The U.S. Department of Homeland Security maintains that human trafficking victims are targeted because they are vulnerable in some manner. This vulnerability may stem from a variety of causes, including psychological, physical, and emotional issues. Traffickers prey upon victims’ vulnerability.

Certain populations are more vulnerable to human trafficking than others, and the LGBTQIA+ community is one of those populations. Loyola University’s Center for the Human Rights of Children presents that the “LGBTQ population is three times more likely to engage in survival sex, when compared to their cisgender and heterosexual peers.” The U.S. Department of Health and Human Services reveals that “LGBTQ youth account for up to 40% of the runaway and homeless youth population.”

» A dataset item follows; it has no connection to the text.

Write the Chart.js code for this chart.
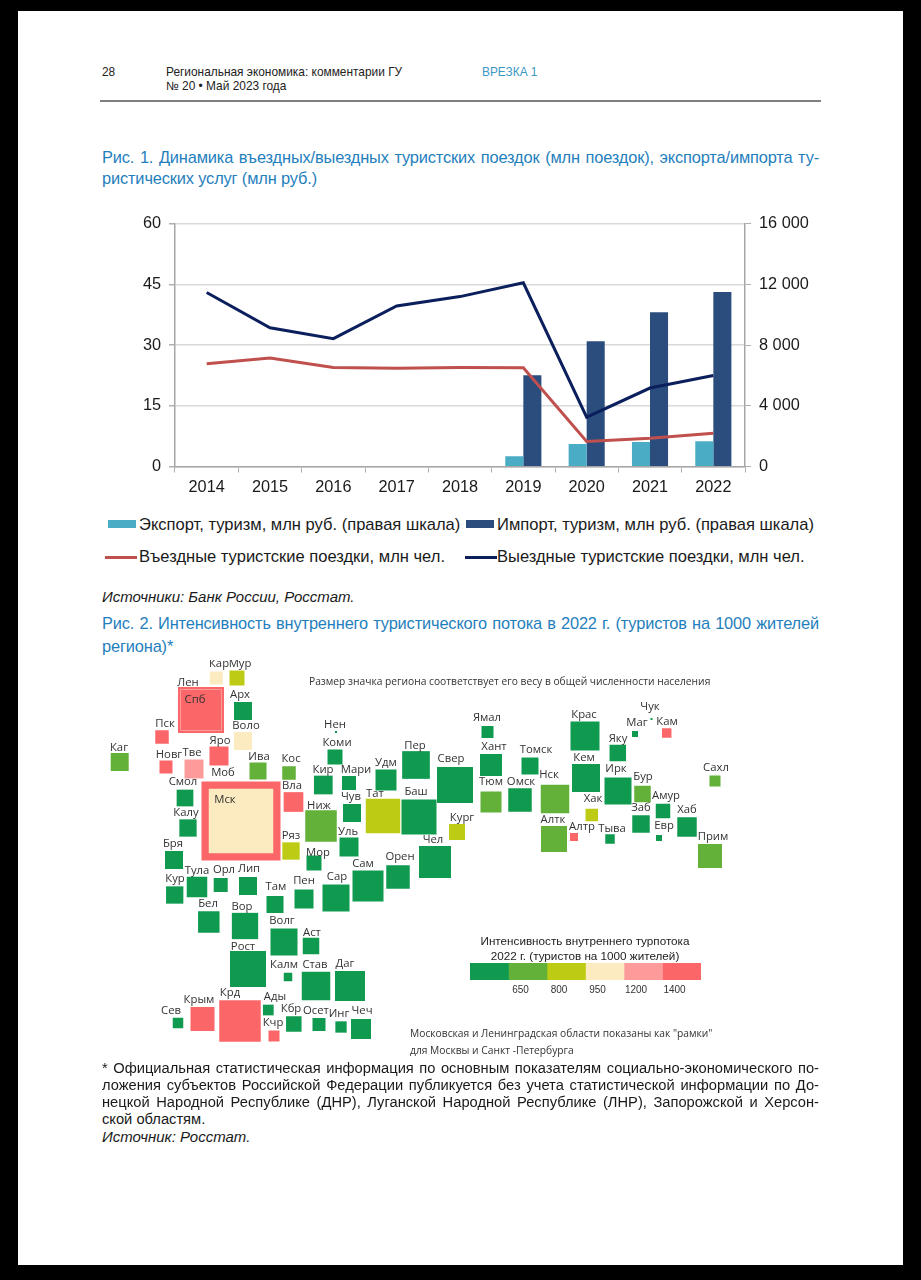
<!DOCTYPE html>
<html lang="ru">
<head>
<meta charset="utf-8">
<title>Региональная экономика</title>
<script src="https://cdn.jsdelivr.net/npm/chart.js@4"></script>
<style>
  html, body { margin: 0; padding: 0; background: #000; }
  body { width: 921px; height: 1280px; position: relative; overflow: hidden; font-family: "Liberation Sans", Arial, sans-serif; }
  #page { position: absolute; left: 18px; top: 11px; width: 885px; height: 1254px; background: #fff; }
  .t { position: absolute; white-space: nowrap; color: #222; line-height: 1; transform: translateY(-50%); }
  .just { text-align: justify; text-align-last: justify; white-space: normal; }
  .blue { color: #1f80bd; font-size: 16.4px; letter-spacing: -0.15px; }
  .note { font-size: 14.7px; color: #1a1a1a; }
  .leg { font-size: 16.55px; color: #1a1a1a; }
  .map { font-family: "Open Sans", "Noto Sans", sans-serif; font-size: 10.25px; color: #333; }
  .swatch { position: absolute; height: 8px; width: 28px; }
  .key { position: absolute; height: 3px; width: 32px; }
  canvas { position: absolute; }
</style>
</head>
<body>
<div id="page"></div>

<div class="t" style="left:102px;top:73px;font-size:11.9px">28</div>
<div class="t" style="left:166px;top:73px;font-size:11.9px">Региональная экономика: комментарии ГУ</div>
<div class="t" style="left:166px;top:87px;font-size:11.9px">№ 20 • Май 2023 года</div>
<div class="t" style="left:482px;top:73px;font-size:11.9px;color:#3a97c4">ВРЕЗКА 1</div>
<div style="position:absolute;left:100px;top:100px;width:721px;height:1.5px;background:#7f7f7f"></div>

<div class="t just blue" style="left:102px;top:157px;width:717px">Рис. 1. Динамика въездных/выездных туристских поездок (млн поездок), экспорта/импорта ту-</div>
<div class="t blue" style="left:102px;top:178px">ристических услуг (млн руб.)</div>

<canvas id="tripsChart" width="700" height="299" style="left:130px;top:206px"></canvas>

<div class="swatch" style="left:108px;top:520px;background:#4bacc6"></div>
<div class="t leg" style="left:139px;top:525px">Экспорт, туризм, млн руб. (правая шкала)</div>
<div class="swatch" style="left:466px;top:520px;background:#2b4d7e"></div>
<div class="t leg" style="left:497px;top:525px">Импорт, туризм, млн руб. (правая шкала)</div>
<div class="key" style="left:105px;top:556px;background:#c0504d"></div>
<div class="t leg" style="left:139px;top:557px">Въездные туристские поездки, млн чел.</div>
<div class="key" style="left:465px;top:556px;background:#0a1f5c"></div>
<div class="t leg" style="left:497px;top:557px">Выездные туристские поездки, млн чел.</div>

<div class="t note" style="left:102px;top:596px;font-style:italic;font-size:15px">Источники: Банк России, Росстат.</div>
<div class="t just blue" style="left:102px;top:623px;width:717px">Рис. 2. Интенсивность внутреннего туристического потока в 2022 г. (туристов на 1000 жителей</div>
<div class="t blue" style="left:102px;top:646px">региона)*</div>

<canvas id="tileMap" width="640" height="400" style="left:100px;top:660px"></canvas>

<div class="t map" style="left:309px;top:681px">Размер значка региона соответствует его весу в общей численности населения</div>
<div class="t" style="left:585px;top:941px;font-size:11.7px;transform:translate(-50%,-50%)">Интенсивность внутреннего турпотока</div>
<div class="t" style="left:585px;top:956px;font-size:11.7px;transform:translate(-50%,-50%)">2022 г. (туристов на 1000 жителей)</div>
<canvas id="binScale" width="231" height="34" style="left:470px;top:963px"></canvas>
<div class="t map" style="left:410px;top:1033px">Московская и Ленинградская области показаны как "рамки"</div>
<div class="t map" style="left:410px;top:1050px">для Москвы и Санкт -Петербурга</div>

<div class="t just note" style="left:102px;top:1068px;width:717px">* Официальная статистическая информация по основным показателям социально-экономического по-</div>
<div class="t just note" style="left:102px;top:1085px;width:717px">ложения субъектов Российской Федерации публикуется без учета статистической информации по До-</div>
<div class="t just note" style="left:102px;top:1102px;width:717px">нецкой Народной Республике (ДНР), Луганской Народной Республике (ЛНР), Запорожской и Херсон-</div>
<div class="t note" style="left:102px;top:1119px">ской областям.</div>
<div class="t note" style="left:102px;top:1136px;font-style:italic;font-size:15px">Источник: Росстат.</div>

<script>
// Рис. 1
const years = ['2014', '2015', '2016', '2017', '2018', '2019', '2020', '2021', '2022'];
const exportRub = [null, null, null, null, null, 680, 1490, 1620, 1660];
const importRub = [null, null, null, null, null, 6010, 8260, 10160, 11500];
const inboundTrips = [25.4, 26.8, 24.5, 24.3, 24.5, 24.4, 6.2, 7.0, 8.2];
const outboundTrips = [43.0, 34.3, 31.6, 39.7, 42.0, 45.4, 12.2, 19.4, 22.5];
const leftTicks = [0, 15, 30, 45, 60];
const rightTicks = [0, 4000, 8000, 12000, 16000];
const rightTickLabels = ['0', '4 000', '8 000', '12 000', '16 000'];

// Рис. 2
const tileNames = ['Моб', 'Мск', 'Лен', 'Спб', 'Кар', 'Мур', 'Арх', 'Пск', 'Воло', 'Яро', 'Каг', 'Новг', 'Тве', 'Ива', 'Кос', 'Смол', 'Вла', 'Калу', 'Ряз', 'Бря', 'Кур', 'Тула', 'Орл', 'Лип', 'Там', 'Пен', 'Сар', 'Сам', 'Бел', 'Вор', 'Волг', 'Аст', 'Рост', 'Калм', 'Став', 'Даг', 'Крд', 'Крым', 'Ады', 'Кбр', 'Осет', 'Инг', 'Чеч', 'Сев', 'Кчр', 'Нен', 'Коми', 'Кир', 'Мари', 'Удм', 'Пер', 'Свер', 'Чув', 'Тат', 'Баш', 'Ниж', 'Уль', 'Мор', 'Кург', 'Чел', 'Орен', 'Ямал', 'Хант', 'Тюм', 'Омск', 'Томск', 'Нск', 'Крас', 'Кем', 'Ирк', 'Яку', 'Маг', 'Чук', 'Кам', 'Сахл', 'Бур', 'Амур', 'Заб', 'Хаб', 'Евр', 'Хак', 'Алтк', 'Алтр', 'Тыва', 'Прим'];
const tileX = [241, 241, 201, 201, 216.3, 237, 243, 162, 243, 219, 119.7, 166, 194, 258, 289, 185, 293.5, 188, 291, 174, 174.7, 197, 220.7, 248, 275, 304, 336, 368, 208.8, 245, 284, 311, 248, 288, 316, 350, 240, 202.5, 268.3, 293.8, 319, 341, 361, 178, 274, 336, 335, 323.3, 349, 386, 416, 455, 352, 383, 419, 321, 349, 314, 457, 435, 398, 487.5, 491, 491, 520, 530, 555, 585, 586, 618, 617.8, 635, 651.5, 666.7, 715, 642.5, 663, 641, 687, 659, 591.8, 554, 574, 610, 710];
const tileY = [821, 821, 710, 710, 678, 678, 711, 737, 741, 756, 762, 767, 769, 771, 773, 798, 802, 828, 851, 860, 895, 887, 885, 886, 904.5, 899, 898, 886, 922, 926, 942, 946, 969, 977, 986, 986, 1021, 1019, 1010, 1024, 1024.5, 1027, 1029, 1023, 1036, 732, 757, 785, 783, 780, 765, 785, 813, 816, 817, 826, 847, 863, 832, 862, 877, 732, 765, 802, 800, 766, 799, 736, 778, 791, 753, 734, 719, 733, 781, 794, 811, 824, 827, 838, 815, 839, 837, 839, 856];
const tileSide = [79, 64.5, 46, 41, 13, 15, 18, 13.5, 18, 19, 18, 13, 19, 17, 13.5, 16.7, 19.7, 17.3, 17.3, 18, 17.3, 20.5, 14, 18, 17, 19, 27, 31, 21.5, 26.3, 27, 16.5, 36, 8.5, 28.5, 30, 41.5, 24, 10.7, 15.5, 13, 11.3, 20, 10.5, 11, 2, 15, 18.7, 14, 21, 27.7, 36, 18, 34.5, 35, 31.5, 19, 15, 16, 32, 23.5, 12, 22, 21, 23.5, 17, 28.5, 29, 28, 27, 16.5, 6, 2, 9.5, 11, 16.5, 14.5, 17.5, 19.5, 6, 12.5, 26, 8, 9.5, 24];
const tileBin = [5, 3, 5, 5, 3, 2, 0, 5, 3, 5, 1, 5, 4, 1, 1, 0, 5, 0, 2, 0, 0, 0, 0, 0, 0, 0, 0, 0, 0, 0, 0, 0, 0, 0, 0, 0, 5, 5, 0, 0, 0, 0, 0, 0, 5, 0, 0, 0, 0, 0, 0, 0, 0, 2, 0, 1, 0, 0, 2, 0, 0, 0, 0, 1, 0, 0, 1, 0, 0, 0, 0, 0, 0, 5, 1, 1, 0, 0, 0, 0, 2, 1, 5, 0, 1];
const labelX = [223, 225, 188, 195, 219, 240, 240, 165, 246, 220, 119, 169, 192, 259, 291, 183, 292, 186, 291, 173, 175, 197, 224, 249, 276, 304, 337, 363, 208, 242, 282, 312, 243, 284, 315, 345, 230, 199, 275, 291, 316, 339, 362, 171, 273, 335, 337, 323, 356, 386, 415, 451, 351, 375, 416, 319, 348, 318, 462, 433, 400, 487, 494, 491, 521, 536, 549, 584, 584, 616, 618, 637, 650, 667, 716, 643, 666, 641, 687, 664, 593, 553, 582, 612, 713];
const labelY = [773, 800, 683, 700, 664, 664, 695, 724, 726, 741, 748, 755, 753, 757, 759, 782, 786, 813, 836, 844, 879, 871, 870, 869, 887, 881, 877, 864, 904, 907, 921, 933, 947, 965, 965, 964, 993, 1000, 997, 1009, 1011, 1014, 1011, 1011, 1023, 725, 743, 770, 770, 763, 746, 759, 797, 794, 792, 806, 832, 853, 818, 840, 857, 718, 747, 782, 782, 750, 775, 715, 758, 769, 739, 723, 707, 722, 768, 777, 796, 808, 810, 826, 799, 820, 827, 829, 837];

const binColors = ['#0f9a4f', '#63b139', '#bdcb14', '#fcebc0', '#fd9b9b', '#fb6668'];
const binTicks = [1, 2, 3, 4, 5];
const binLabels = ['650', '800', '950', '1200', '1400'];

new Chart(document.getElementById('tripsChart'), {
  type: 'bar',
  data: {
    labels: years,
    datasets: [
      { label: 'Экспорт', data: exportRub, backgroundColor: '#4bacc6', yAxisID: 'yRight', order: 2 },
      { label: 'Импорт', data: importRub, backgroundColor: '#2b4d7e', yAxisID: 'yRight', order: 2 },
      { type: 'line', label: 'Въездные', data: inboundTrips, borderColor: '#c0504d', borderWidth: 3, pointRadius: 0, tension: 0, yAxisID: 'yLeft', order: 1 },
      { type: 'line', label: 'Выездные', data: outboundTrips, borderColor: '#0a1f5c', borderWidth: 3, pointRadius: 0, tension: 0, yAxisID: 'yLeft', order: 0 }
    ]
  },
  options: {
    responsive: false,
    animation: false,
    layout: { padding: { top: 8 } },
    datasets: { bar: { categoryPercentage: 0.57, barPercentage: 1 } },
    plugins: { legend: { display: false }, tooltip: { enabled: false } },
    scales: {
      x: {
        offset: true,
        afterFit: s => { s.height = 38.5; },
        grid: { offset: true, drawOnChartArea: false, tickLength: 6, tickColor: '#b0b0b0' },
        border: { color: '#a6a6a6', width: 1.5 },
        ticks: { font: { family: 'Liberation Sans', size: 16.3 }, color: '#1a1a1a', padding: 5, maxRotation: 0 }
      },
      yLeft: {
        position: 'left',
        min: 0, max: 60,
        afterFit: s => { s.width = 45; },
        afterBuildTicks: s => { s.ticks = leftTicks.map(v => ({ value: v })); },
        grid: { color: '#d9d9d9', lineWidth: 1.5, tickLength: 6, tickColor: '#b0b0b0' },
        border: { color: '#a6a6a6', width: 1.5 },
        ticks: { font: { family: 'Liberation Sans', size: 16.3 }, color: '#1a1a1a', padding: 8 }
      },
      yRight: {
        position: 'right',
        min: 0, max: 16000,
        afterFit: s => { s.width = 85; },
        afterBuildTicks: s => { s.ticks = rightTicks.map(v => ({ value: v })); },
        grid: { drawOnChartArea: false, tickLength: 6, tickColor: '#b0b0b0' },
        border: { color: '#a6a6a6', width: 1.5 },
        ticks: {
          font: { family: 'Liberation Sans', size: 16.3 }, color: '#1a1a1a', padding: 8,
          callback: v => rightTickLabels[rightTicks.indexOf(v)]
        }
      }
    }
  }
});

// подписи регионов рядом со значками
const tileLabels = {
  id: 'tileLabels',
  afterDatasetsDraw(chart) {
    const { ctx, scales } = chart;
    ctx.save();
    ctx.font = '11.3px "Open Sans"';
    ctx.fillStyle = '#333';
    ctx.textAlign = 'center';
    ctx.textBaseline = 'middle';
    tileNames.forEach((name, i) => {
      ctx.fillText(name, scales.x.getPixelForValue(labelX[i]), scales.y.getPixelForValue(labelY[i]));
    });
    ctx.restore();
  }
};

new Chart(document.getElementById('tileMap'), {
  type: 'bubble',
  data: {
    datasets: [{
      data: tileNames.map((name, i) => ({ x: tileX[i], y: tileY[i], r: tileSide[i] / Math.SQRT2 })),
      pointStyle: 'rect',
      backgroundColor: ctx => binColors[tileBin[ctx.dataIndex]],
      borderColor: ctx => tileNames[ctx.dataIndex] === 'Спб' ? binColors[4] : binColors[tileBin[ctx.dataIndex]],
      borderWidth: ctx => tileNames[ctx.dataIndex] === 'Спб' ? 1 : 0
    }]
  },
  options: {
    responsive: false,
    animation: false,
    events: [],
    layout: { autoPadding: false },
    plugins: { legend: { display: false }, tooltip: { enabled: false } },
    scales: {
      x: { type: 'linear', display: false, min: 100, max: 740 },
      y: { type: 'linear', display: false, min: 660, max: 1060, reverse: true }
    }
  },
  plugins: [tileLabels]
});

new Chart(document.getElementById('binScale'), {
  type: 'bar',
  data: {
    labels: [''],
    datasets: binColors.map(c => ({ data: [1], backgroundColor: c, stack: 'bins' }))
  },
  options: {
    indexAxis: 'y',
    responsive: false,
    animation: false,
    events: [],
    datasets: { bar: { categoryPercentage: 1, barPercentage: 1 } },
    plugins: { legend: { display: false }, tooltip: { enabled: false } },
    scales: {
      x: {
        type: 'linear', stacked: true, min: 0, max: 6,
        afterFit: s => { s.height = 17; },
        afterBuildTicks: s => { s.ticks = binTicks.map(v => ({ value: v })); },
        grid: { display: false, drawTicks: false },
        border: { display: false },
        ticks: {
          font: { family: 'Liberation Sans', size: 10 }, color: '#333', padding: 4, labelOffset: 12, maxRotation: 0,
          callback: v => binLabels[binTicks.indexOf(v)]
        }
      },
      y: { stacked: true, display: false }
    }
  }
});
</script>
</body>
</html>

The vulnerability of the LGBTQIA+ community often stems from the biases that surround it.

Because people are rejected or judged for their sexuality, beliefs, and preferences, traffickers can pose as a solution to their struggles. These traffickers only intend to take advantage of these vulnerabilities through coercion.

With persistent bias and discrimination, the LGBTQIA+ community is unable to thrive. A history of homelessness, as well as complications with upbringing, education, and substance abuse, hinder this community. When it comes to human trafficking, there is a primary reason why this community is underrepresented: underreported human trafficking cases.

According to Polaris, the LGBTQIA+ community makes up 1% of reported cases when “33.8% of sex trafficked homeless youth identify as LGBTQ.” One of the main reasons for underreported human trafficking cases is the social stigma surrounding the LGBTQIA+ community. Polaris explains that the survivors don’t always feel that reporting a case is the safest option. They fear what others will think of their identity if it is exposed. This causes distrust towards their families, law enforcement, and even service providers.

The lack of attention towards LGBTQIA+ human trafficking cases even extends to other vulnerable populations, such as those who are homeless, runaways, migrant workers, and youth. There are many shared struggles between these populations, but the Office for Victims of Crime reminds us that we must work towards establishing services that are not only trained in helping human trafficking victims, but also specific populations.

We need to understand each community and the specific trauma and fear that comes from their unique perspectives. In the case of the LGBTQIA+ community, task forces should remember that it can be difficult to identify an LGBTQIA+ human trafficking survivor solely based on physical appearance. It is also crucial to provide services that reflect a survivor’s age, culture, and experiences. Assurance of thorough and compassionate services could incentivize LGBTQIA+ survivors to report more cases, which in turn can help us provide them with proper care and safety.

By taking these additional measures, we can help these communities thrive and prevent the likelihood of human trafficking:


  • Creating community: providing a safe and accepting space for the LGBTQIA+ community can mean many things. We can open ourselves towards a compassionate, knowledgeable world, or even create physical spaces (such as LGBTQIA+ centers) for this community to feel heard.
  • Improve opportunities for housing: a great percentage of human trafficked LGBTQIA+ youth consists of homeless or runaway survivors. Taking measures to create housing opportunities for the LGBTQIA+ homeless and runaways offers more safe spaces for this community.
  • Changing legislation: writing to political leadership and taking a stance on political issues can help provide more legal opportunity for this community. The Equality Act is a prime example of LGBTQIA+ community representation in legislation.